The elephant in the room: TSMC’s U.S. buildout is real — but it’s not “the transfer”

Here’s what makes this story combustible: Taiwanese firms are already investing heavily in the U.S.

TSMC’s Arizona expansion has been framed as an enormous long-term project—reporting has cited $165 billion in planned investment—yet Taiwan’s position is that overseas growth does not equal surrendering the center of gravity.

In other words: the U.S. is getting some capacity. Taiwan is refusing to become a branch office of its own industry.

What this fight is really about: control of the “chokepoint”
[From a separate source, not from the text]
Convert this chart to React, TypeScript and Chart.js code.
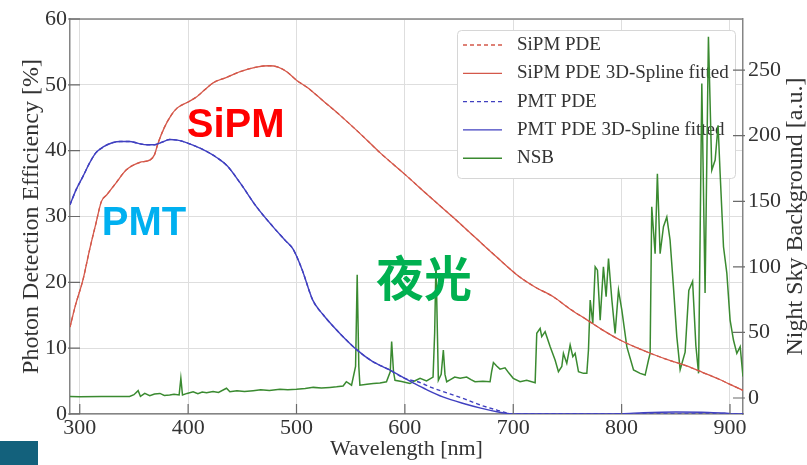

The 40% demand is more than a number. It’s a signal of intent:

  • The U.S. wants a strategic buffer: chips made onshore, under U.S. jurisdiction, insulated from crisis.
  • Taiwan wants to keep its most powerful leverage: the industrial cluster that makes it indispensable.

And there’s a third layer nobody says out loud: Taiwan’s chip dominance functions as a geopolitical deterrent in itself—an anchor that ties global economic stability to Taiwan’s security. Pull too much of that anchor out, and the strategic equation shifts.

Bottom line

Taiwan didn’t just reject a policy idea. It rejected a worldview: the notion that you can “reallocate” the world’s most complex manufacturing ecosystem like it’s a supply contract.

The message from Taipei is clear:

Partnership? Yes. Expansion? Sure. But a forced 40% migration? Not happening.